Example 5: Re-testing an old winner
A campaign previously found that urgency messaging outperformed educational messaging. Months later, the offer changes, competitors become more aggressive, and the landing page adds stronger proof points. The old winner deserves a re-test because the environment changed. A living framework treats creative conclusions as durable but revisitable, not permanent.
If your team is evaluating many ad groups at once, connect copy testing back to your query strategy. Search term analysis, negative keyword refinement, and cleaner keyword clustering usually improve the reliability of creative conclusions. Useful supporting reads include best keyword management tools for PPC teams and Google Ads Keyword Planner alternatives.
When to recalculate
This framework is most valuable when you revisit it. Ad copy is not a one-time optimization. Search intent shifts, offers change, competitors refresh messaging, and your own landing pages evolve. A message that once improved CTR and CVR can become average over time.
Recalculate and revisit tests when any of the following change:
- Your pricing, promotion, or core offer changes
- Your landing page headline, proof, form, or checkout flow changes
- Your conversion rate benchmark moves materially
- Your average CPC rises or falls enough to affect efficiency targets
- Your search term mix changes because of match type, targeting, or seasonality
- You launch into a new platform or campaign type
- You notice declining performance from a long-running “winner”
A simple review rhythm works well:
- Monthly: review active tests, query quality, and obvious CTR-CVR tradeoffs.

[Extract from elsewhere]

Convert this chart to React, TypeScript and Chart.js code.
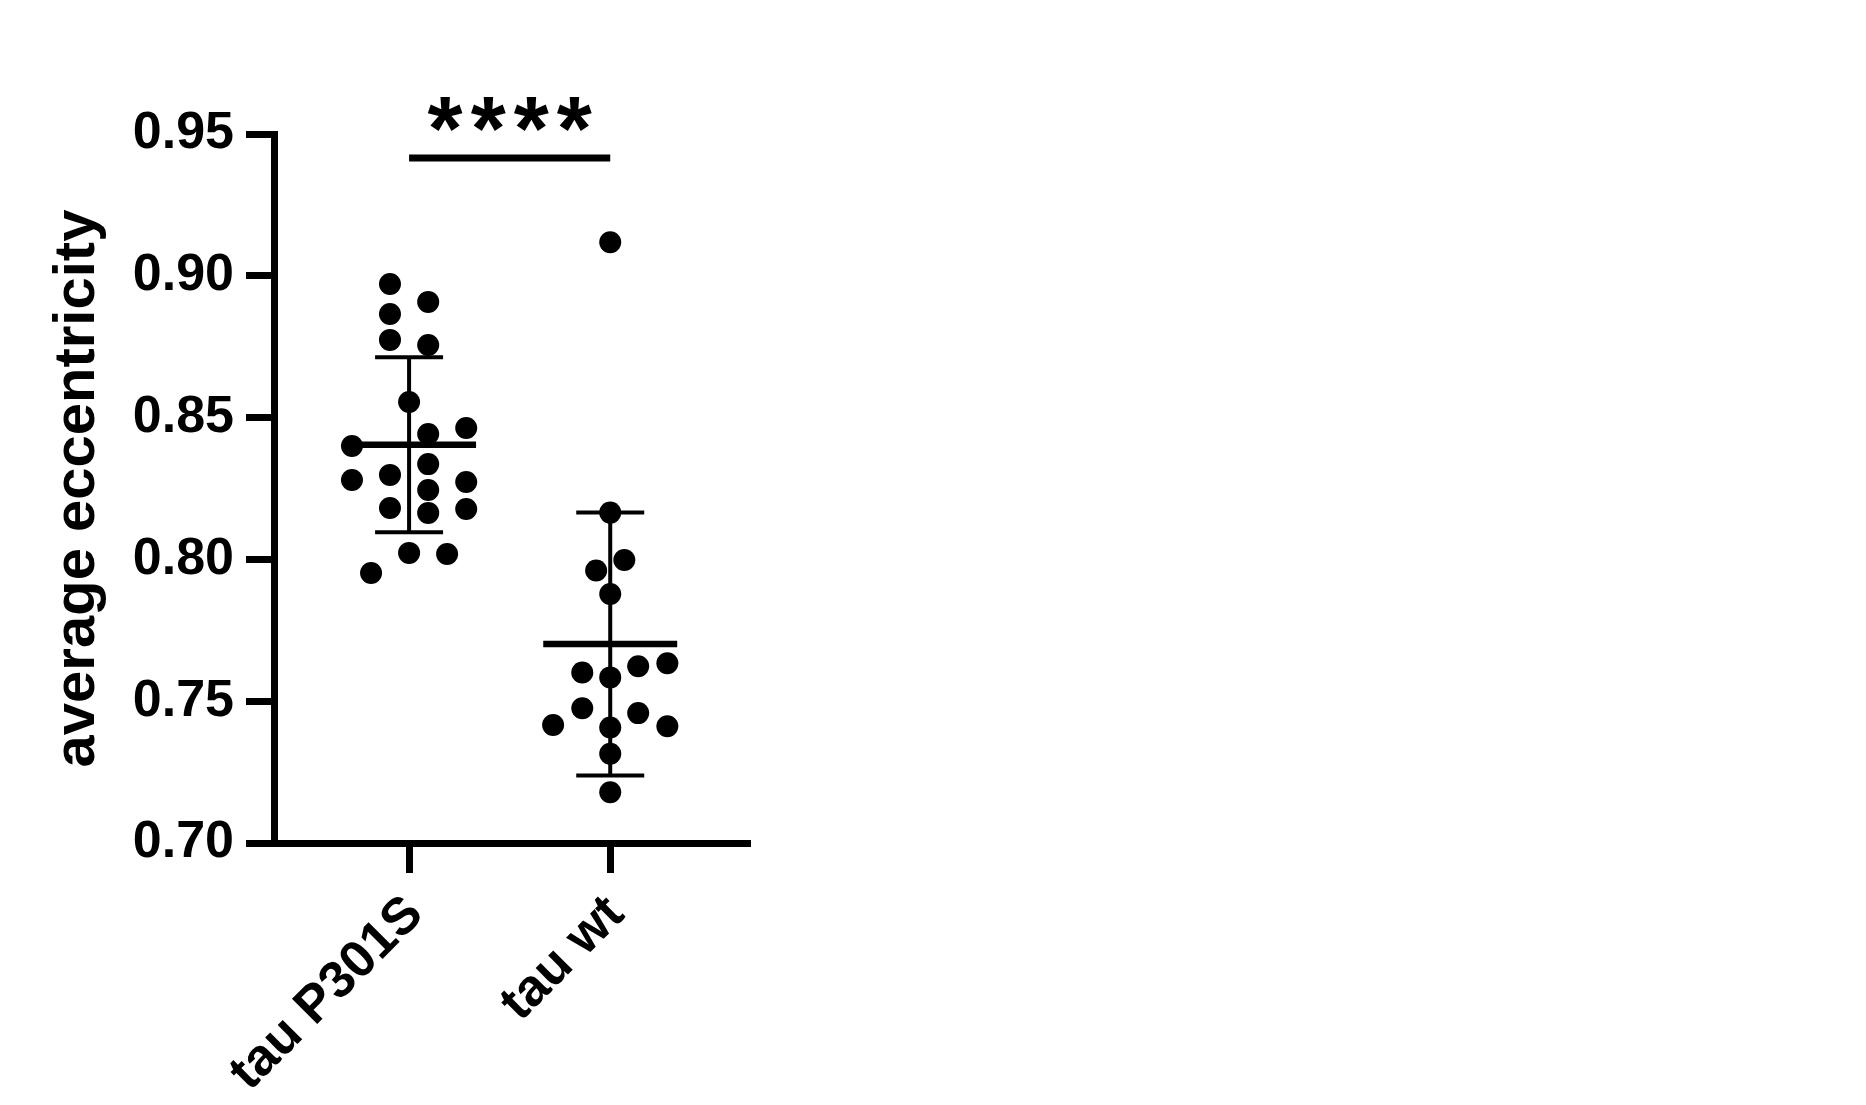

- Quarterly: revisit top ads, retired ads, and any major message assumptions.
- After major changes: re-test when offers, pages, or economics shift.
To keep this action-oriented, use the following checklist before your next search ads copy testing cycle:
- Choose one message variable to test.
- Define the keyword cluster or intent segment clearly.
- Record baseline impressions, CTR, CVR, CPC, and CPA or value.
- Estimate what level of lift would matter commercially.
- Set a primary metric and at least two guardrail metrics.
- Check tracking and attribution before launching.
- Review search terms and add negatives if needed.
- Document the outcome and note whether the result is portable to other ad groups.
- Schedule a future re-test trigger tied to offer, pricing, or benchmark changes.
The main idea is simple: measure ad copy as part of a system, not in isolation. CTR tells you if people click. CVR tells you if the click was useful. Message fit helps explain whether your copy attracted the right searcher with the right expectation. When you estimate those relationships before testing and revisit them when inputs change, your ad copy testing framework becomes a repeatable decision tool rather than a collection of one-off experiments.